Was Bill Clinton the poor man’s J F Kennedy?

The US Presidency - It is the end of an era, but not of the man. Albert Scardinoon the cont

By Albert Scardino

“Camelot: the sequel” ends its eight-year run this week. Three thousand nights of adrenalin highs and colonic lows, great box office, but a vapid book, forgettable lyrics and not one tune that you could carry past the lobby. The thousand days of the original may not have accomplished much more than defining a transitional moment in America between a wartime generation and the baby boomers. The sequel did not enjoy even that symbolic value. It merely interrupted a slow-motion counter-revolution led by the older crowd.

Bill Clinton certainly established himself as a star, a legend even, in the vein of Jack Kennedy, the hero of the original and Clinton’s personal hero, too. The parallels are obvious, if shallow: the age of both men, the energy, the devotion to lifting legal and social discrimination from people of colour and to helping the poor find a place in the system.
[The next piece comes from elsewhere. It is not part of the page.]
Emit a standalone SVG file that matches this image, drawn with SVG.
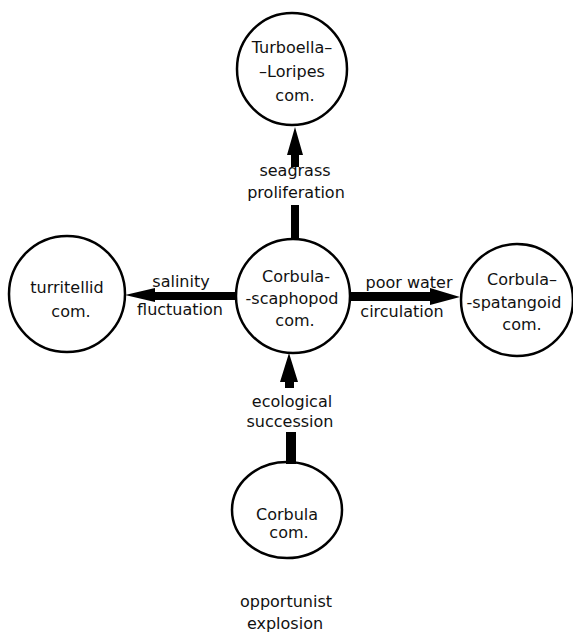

They could both seize a crowd in a moment, or develop an enduring friendship with a nod – but then, that is the role of a star. To implement their agendas (if they have one), mere presidents also need a working majority in Congress. Unfortunately, because of an inability to cede even a bit of the limelight, both failed to develop a coherent legislative programme. Even when they devised individual measures to cope with broad social issues – Kennedy with civil rights, Clinton with healthcare – they proved incapable of hammering together a legislative coalition.

They shared many of the same enemies, at least at home. Fatally for one and fatefully for the other, they triggered a wave of religious revulsion among the Bible-thumpers and on the corporate right, who came to see them as Satanic agents conspiring to remove God from the dollar bill, the classroom and the family.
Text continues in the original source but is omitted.